>> BEGIN DATASET CONTENT

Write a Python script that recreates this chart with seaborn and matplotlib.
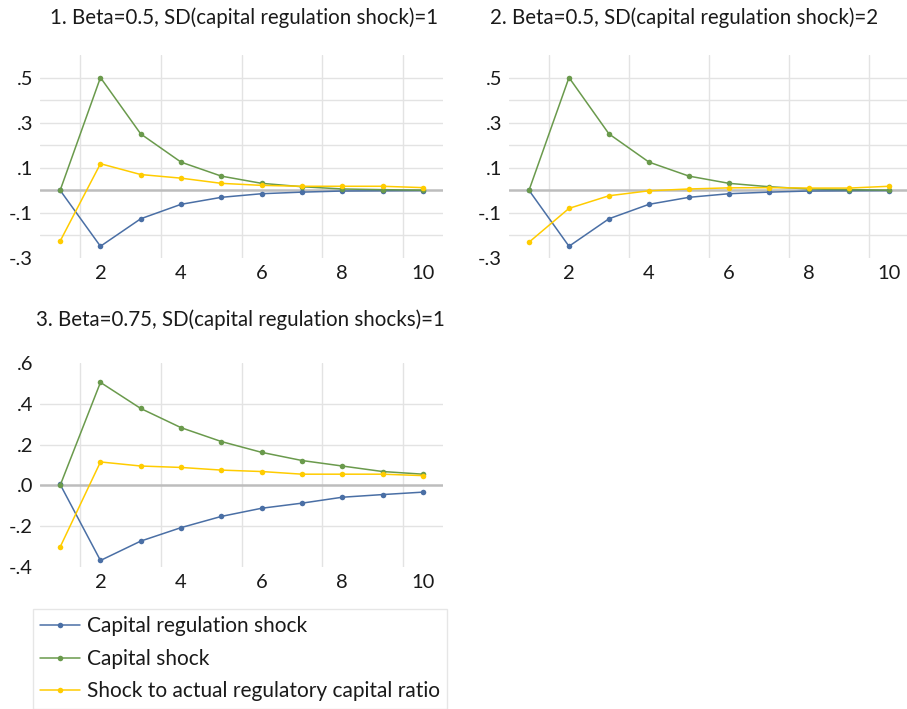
import numpy as np
import pandas as pd
import matplotlib
matplotlib.use("Agg")
import matplotlib.pyplot as plt
import seaborn as sns

# ---------------- data ----------------
periods = list(range(1, 11))
series_names = ["Capital regulation shock", "Capital shock",
                "Shock to actual regulatory capital ratio"]

p1_reg = [0.0, -0.248, -0.126, -0.062, -0.031, -0.015, -0.008, -0.003, -0.002, -0.001]
p1_cap = [0.0, 0.500, 0.250, 0.125, 0.063, 0.031, 0.016, 0.006, 0.003, 0.001]
p1_act = [-0.225, 0.118, 0.070, 0.054, 0.031, 0.022, 0.018, 0.018, 0.018, 0.012]

p2_reg = [0.0, -0.248, -0.126, -0.062, -0.031, -0.015, -0.008, -0.003, -0.002, -0.001]
p2_cap = [0.0, 0.500, 0.250, 0.125, 0.063, 0.031, 0.016, 0.006, 0.003, 0.001]
p2_act = [-0.230, -0.080, -0.024, -0.002, 0.006, 0.011, 0.012, 0.010, 0.010, 0.018]

p3_reg = [0.005, -0.368, -0.273, -0.207, -0.152, -0.112, -0.087, -0.058, -0.045, -0.033]
p3_cap = [0.0, 0.505, 0.377, 0.283, 0.215, 0.162, 0.122, 0.095, 0.068, 0.055]
p3_act = [-0.302, 0.115, 0.095, 0.088, 0.075, 0.068, 0.055, 0.055, 0.055, 0.048]

titles = ["1. Beta=0.5, SD(capital regulation shock)=1",
          "2. Beta=0.5, SD(capital regulation shock)=2",
          "3. Beta=0.75, SD(capital regulation shocks)=1"]

x_ticks = [2, 4, 6, 8, 10]
x_tick_labels = ["2", "4", "6", "8", "10"]
y_ticks_12 = [0.5, 0.3, 0.1, -0.1, -0.3]
y_labels_12 = [".5", ".3", ".1", "-.1", "-.3"]
y_ticks_3 = [0.6, 0.4, 0.2, 0.0, -0.2, -0.4]
y_labels_3 = [".6", ".4", ".2", ".0", "-.2", "-.4"]

colors = ["#4a6fa5", "#6a9a4c", "#ffcc00"]

# ---------------- style ----------------
sns.set_theme(style="white")
plt.rcParams["font.family"] = ["Lato", "DejaVu Sans"]

W, H = 907, 709
fig = plt.figure(figsize=(W / 100, H / 100), dpi=100)


def px_axes(left, top, right, bottom):
    return fig.add_axes([left / W, 1 - bottom / H, (right - left) / W, (bottom - top) / H])


def make_df(reg, cap, act):
    return pd.DataFrame({
        "period": periods * 3,
        "value": reg + cap + act,
        "series": [series_names[0]] * 10 + [series_names[1]] * 10 + [series_names[2]] * 10,
    })


panels = [
    (make_df(p1_reg, p1_cap, p1_act), (40, 55, 443, 258), (-0.3, 0.6),
     y_ticks_12, y_labels_12, np.round(np.arange(-0.2, 0.55, 0.1), 2), (244, 18), 10.5),
    (make_df(p2_reg, p2_cap, p2_act), (509, 55, 907, 258), (-0.3, 0.6),
     y_ticks_12, y_labels_12, np.round(np.arange(-0.2, 0.55, 0.1), 2), (684, 18), 10.45),
    (make_df(p3_reg, p3_cap, p3_act), (40, 363, 443, 567), (-0.4, 0.6),
     y_ticks_3, y_labels_3, [0.4, 0.2, -0.2], (240, 320), 10.5),
]

tick_fs = 14.5
axes = []
for df, box, ylim, yt, yl, ygrid, tpos, xmax in panels:
    ax = px_axes(*box)
    axes.append(ax)
    # grid lines
    for gx in [1.5, 3.5, 5.5, 7.5, 9.5]:
        ax.axvline(gx, color="#e3e3e3", lw=1.0, zorder=0)
    for gy in ygrid:
        if abs(gy) > 1e-9:
            ax.axhline(gy, color="#e3e3e3", lw=1.0, zorder=0)
    ax.axhline(0, color="#bdbdbd", lw=1.8, zorder=1)

    sns.lineplot(data=df, x="period", y="value", hue="series", hue_order=series_names,
                 palette=colors, marker="o", markersize=4, markeredgewidth=0,
                 linewidth=1.1, ax=ax, legend=True, zorder=3)
    ax.set_xlim(0.5, xmax)
    ax.set_ylim(*ylim)
    ax.set_xticks(x_ticks)
    ax.set_xticklabels(x_tick_labels, fontsize=tick_fs)
    ax.set_yticks(yt)
    ax.set_yticklabels(yl, fontsize=tick_fs)
    ax.tick_params(axis="both", length=0, pad=5, colors="#1a1a1a")
    ax.set_xlabel("")
    ax.set_ylabel("")
    for s in ax.spines.values():
        s.set_visible(False)
    ax.grid(False)
    ax.get_legend().remove()
    fig.text(tpos[0] / W, 1 - tpos[1] / H, titles[len(axes) - 1], ha="center", va="center",
             fontsize=14.8, color="#1a1a1a")

handles, labels = axes[0].get_legend_handles_labels()
leg = fig.legend(handles, labels, loc="upper left",
                 bbox_to_anchor=(33 / W, 1 - 609 / H - 0.01, 414 / W, 0.01), mode="expand",
                 fontsize=15, frameon=True, fancybox=False, handlelength=1.9,
                 handletextpad=0.35, labelspacing=0.6, borderpad=0.35,
                 borderaxespad=0)
leg.get_frame().set_edgecolor("#e0e0e0")
leg.get_frame().set_linewidth(1.0)
for t in leg.get_texts():
    t.set_color("#1a1a1a")

fig.savefig("out.png", dpi=100, facecolor="white")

>> END DATASET CONTENT

Take the lines from the start of the material to the line with "return fig.add_axes([left /", both included, and transcribe them exactly without the pictures.

RESULT OF THIS TASK:
Write a Python script that recreates this chart with seaborn and matplotlib.
import numpy as np
import pandas as pd
import matplotlib
matplotlib.use("Agg")
import matplotlib.pyplot as plt
import seaborn as sns

# ---------------- data ----------------
periods = list(range(1, 11))
series_names = ["Capital regulation shock", "Capital shock",
                "Shock to actual regulatory capital ratio"]

p1_reg = [0.0, -0.248, -0.126, -0.062, -0.031, -0.015, -0.008, -0.003, -0.002, -0.001]
p1_cap = [0.0, 0.500, 0.250, 0.125, 0.063, 0.031, 0.016, 0.006, 0.003, 0.001]
p1_act = [-0.225, 0.118, 0.070, 0.054, 0.031, 0.022, 0.018, 0.018, 0.018, 0.012]

p2_reg = [0.0, -0.248, -0.126, -0.062, -0.031, -0.015, -0.008, -0.003, -0.002, -0.001]
p2_cap = [0.0, 0.500, 0.250, 0.125, 0.063, 0.031, 0.016, 0.006, 0.003, 0.001]
p2_act = [-0.230, -0.080, -0.024, -0.002, 0.006, 0.011, 0.012, 0.010, 0.010, 0.018]

p3_reg = [0.005, -0.368, -0.273, -0.207, -0.152, -0.112, -0.087, -0.058, -0.045, -0.033]
p3_cap = [0.0, 0.505, 0.377, 0.283, 0.215, 0.162, 0.122, 0.095, 0.068, 0.055]
p3_act = [-0.302, 0.115, 0.095, 0.088, 0.075, 0.068, 0.055, 0.055, 0.055, 0.048]

titles = ["1. Beta=0.5, SD(capital regulation shock)=1",
          "2. Beta=0.5, SD(capital regulation shock)=2",
          "3. Beta=0.75, SD(capital regulation shocks)=1"]

x_ticks = [2, 4, 6, 8, 10]
x_tick_labels = ["2", "4", "6", "8", "10"]
y_ticks_12 = [0.5, 0.3, 0.1, -0.1, -0.3]
y_labels_12 = [".5", ".3", ".1", "-.1", "-.3"]
y_ticks_3 = [0.6, 0.4, 0.2, 0.0, -0.2, -0.4]
y_labels_3 = [".6", ".4", ".2", ".0", "-.2", "-.4"]

colors = ["#4a6fa5", "#6a9a4c", "#ffcc00"]

# ---------------- style ----------------
sns.set_theme(style="white")
plt.rcParams["font.family"] = ["Lato", "DejaVu Sans"]

W, H = 907, 709
fig = plt.figure(figsize=(W / 100, H / 100), dpi=100)


def px_axes(left, top, right, bottom):
    return fig.add_axes([left / W, 1 - bottom / H, (right - left) / W, (bottom - top) / H])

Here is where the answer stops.